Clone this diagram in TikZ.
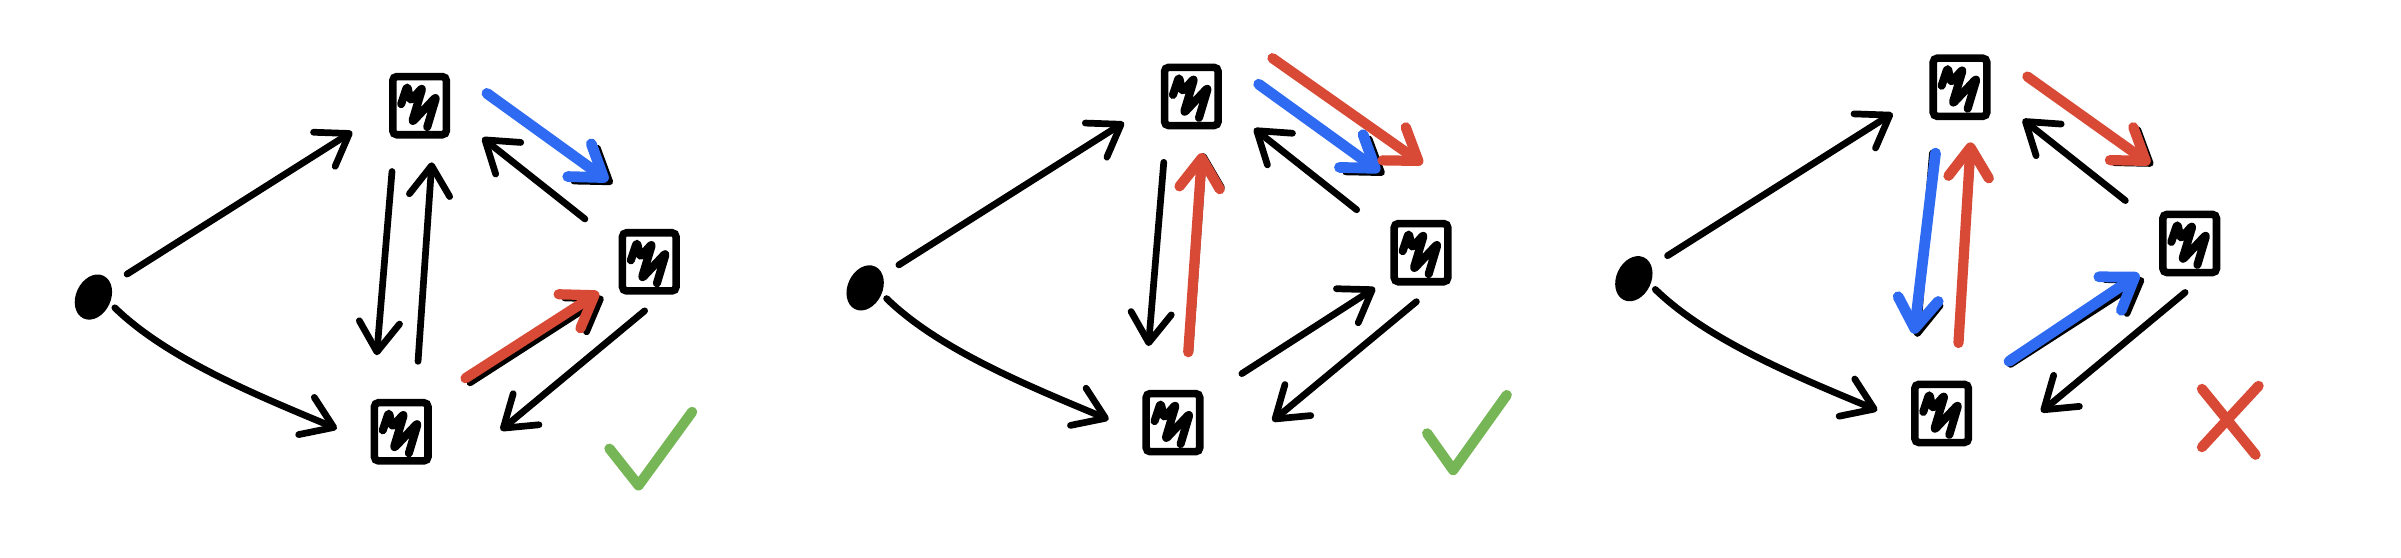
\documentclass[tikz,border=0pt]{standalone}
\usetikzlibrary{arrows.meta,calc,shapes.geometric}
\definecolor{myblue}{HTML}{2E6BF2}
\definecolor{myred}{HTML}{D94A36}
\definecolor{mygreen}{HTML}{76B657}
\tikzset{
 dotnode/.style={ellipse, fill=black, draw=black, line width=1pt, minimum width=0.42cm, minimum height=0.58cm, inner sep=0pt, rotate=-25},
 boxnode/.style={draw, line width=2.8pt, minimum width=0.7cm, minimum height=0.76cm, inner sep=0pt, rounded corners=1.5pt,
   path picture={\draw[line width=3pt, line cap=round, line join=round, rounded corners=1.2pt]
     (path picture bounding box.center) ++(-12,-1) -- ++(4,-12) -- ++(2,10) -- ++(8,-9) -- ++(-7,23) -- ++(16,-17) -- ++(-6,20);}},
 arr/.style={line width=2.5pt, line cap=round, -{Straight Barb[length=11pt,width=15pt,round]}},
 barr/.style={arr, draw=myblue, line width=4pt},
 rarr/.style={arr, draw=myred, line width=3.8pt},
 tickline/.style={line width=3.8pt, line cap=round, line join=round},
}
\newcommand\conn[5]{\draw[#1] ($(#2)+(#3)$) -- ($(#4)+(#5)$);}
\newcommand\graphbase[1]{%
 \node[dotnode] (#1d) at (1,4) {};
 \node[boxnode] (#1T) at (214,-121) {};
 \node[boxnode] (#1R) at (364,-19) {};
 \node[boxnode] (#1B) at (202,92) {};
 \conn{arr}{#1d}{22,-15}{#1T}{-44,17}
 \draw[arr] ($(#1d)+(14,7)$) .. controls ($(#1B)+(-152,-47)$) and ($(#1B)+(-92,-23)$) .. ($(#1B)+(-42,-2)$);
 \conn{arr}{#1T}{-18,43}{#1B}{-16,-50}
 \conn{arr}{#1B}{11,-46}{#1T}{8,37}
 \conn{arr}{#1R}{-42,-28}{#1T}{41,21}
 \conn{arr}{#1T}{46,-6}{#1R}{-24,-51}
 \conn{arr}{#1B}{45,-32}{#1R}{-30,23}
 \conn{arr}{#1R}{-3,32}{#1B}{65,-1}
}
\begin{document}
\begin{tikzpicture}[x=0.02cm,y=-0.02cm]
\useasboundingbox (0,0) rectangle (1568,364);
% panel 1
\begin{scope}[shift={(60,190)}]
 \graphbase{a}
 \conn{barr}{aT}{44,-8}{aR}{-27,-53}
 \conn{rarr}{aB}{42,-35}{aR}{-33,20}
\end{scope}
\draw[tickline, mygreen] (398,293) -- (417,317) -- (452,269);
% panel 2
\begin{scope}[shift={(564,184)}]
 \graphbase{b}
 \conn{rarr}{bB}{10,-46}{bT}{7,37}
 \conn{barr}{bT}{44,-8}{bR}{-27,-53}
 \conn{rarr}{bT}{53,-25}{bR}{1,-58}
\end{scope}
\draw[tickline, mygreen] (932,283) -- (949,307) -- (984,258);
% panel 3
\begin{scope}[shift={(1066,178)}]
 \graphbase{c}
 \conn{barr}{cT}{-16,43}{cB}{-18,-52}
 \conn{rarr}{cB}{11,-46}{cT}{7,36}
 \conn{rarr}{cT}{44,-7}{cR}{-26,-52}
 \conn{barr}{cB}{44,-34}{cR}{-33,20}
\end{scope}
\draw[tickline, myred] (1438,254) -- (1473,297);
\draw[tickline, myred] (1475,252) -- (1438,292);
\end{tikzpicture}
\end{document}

———

Write out the listing above again, exactly, but with no pictures in the copy.

**Correct answer:**
Clone this diagram in TikZ.
\documentclass[tikz,border=0pt]{standalone}
\usetikzlibrary{arrows.meta,calc,shapes.geometric}
\definecolor{myblue}{HTML}{2E6BF2}
\definecolor{myred}{HTML}{D94A36}
\definecolor{mygreen}{HTML}{76B657}
\tikzset{
 dotnode/.style={ellipse, fill=black, draw=black, line width=1pt, minimum width=0.42cm, minimum height=0.58cm, inner sep=0pt, rotate=-25},
 boxnode/.style={draw, line width=2.8pt, minimum width=0.7cm, minimum height=0.76cm, inner sep=0pt, rounded corners=1.5pt,
   path picture={\draw[line width=3pt, line cap=round, line join=round, rounded corners=1.2pt]
     (path picture bounding box.center) ++(-12,-1) -- ++(4,-12) -- ++(2,10) -- ++(8,-9) -- ++(-7,23) -- ++(16,-17) -- ++(-6,20);}},
 arr/.style={line width=2.5pt, line cap=round, -{Straight Barb[length=11pt,width=15pt,round]}},
 barr/.style={arr, draw=myblue, line width=4pt},
 rarr/.style={arr, draw=myred, line width=3.8pt},
 tickline/.style={line width=3.8pt, line cap=round, line join=round},
}
\newcommand\conn[5]{\draw[#1] ($(#2)+(#3)$) -- ($(#4)+(#5)$);}
\newcommand\graphbase[1]{%
 \node[dotnode] (#1d) at (1,4) {};
 \node[boxnode] (#1T) at (214,-121) {};
 \node[boxnode] (#1R) at (364,-19) {};
 \node[boxnode] (#1B) at (202,92) {};
 \conn{arr}{#1d}{22,-15}{#1T}{-44,17}
 \draw[arr] ($(#1d)+(14,7)$) .. controls ($(#1B)+(-152,-47)$) and ($(#1B)+(-92,-23)$) .. ($(#1B)+(-42,-2)$);
 \conn{arr}{#1T}{-18,43}{#1B}{-16,-50}
 \conn{arr}{#1B}{11,-46}{#1T}{8,37}
 \conn{arr}{#1R}{-42,-28}{#1T}{41,21}
 \conn{arr}{#1T}{46,-6}{#1R}{-24,-51}
 \conn{arr}{#1B}{45,-32}{#1R}{-30,23}
 \conn{arr}{#1R}{-3,32}{#1B}{65,-1}
}
\begin{document}
\begin{tikzpicture}[x=0.02cm,y=-0.02cm]
\useasboundingbox (0,0) rectangle (1568,364);
% panel 1
\begin{scope}[shift={(60,190)}]
 \graphbase{a}
 \conn{barr}{aT}{44,-8}{aR}{-27,-53}
 \conn{rarr}{aB}{42,-35}{aR}{-33,20}
\end{scope}
\draw[tickline, mygreen] (398,293) -- (417,317) -- (452,269);
% panel 2
\begin{scope}[shift={(564,184)}]
 \graphbase{b}
 \conn{rarr}{bB}{10,-46}{bT}{7,37}
 \conn{barr}{bT}{44,-8}{bR}{-27,-53}
 \conn{rarr}{bT}{53,-25}{bR}{1,-58}
\end{scope}
\draw[tickline, mygreen] (932,283) -- (949,307) -- (984,258);
% panel 3
\begin{scope}[shift={(1066,178)}]
 \graphbase{c}
 \conn{barr}{cT}{-16,43}{cB}{-18,-52}
 \conn{rarr}{cB}{11,-46}{cT}{7,36}
 \conn{rarr}{cT}{44,-7}{cR}{-26,-52}
 \conn{barr}{cB}{44,-34}{cR}{-33,20}
\end{scope}
\draw[tickline, myred] (1438,254) -- (1473,297);
\draw[tickline, myred] (1475,252) -- (1438,292);
\end{tikzpicture}
\end{document}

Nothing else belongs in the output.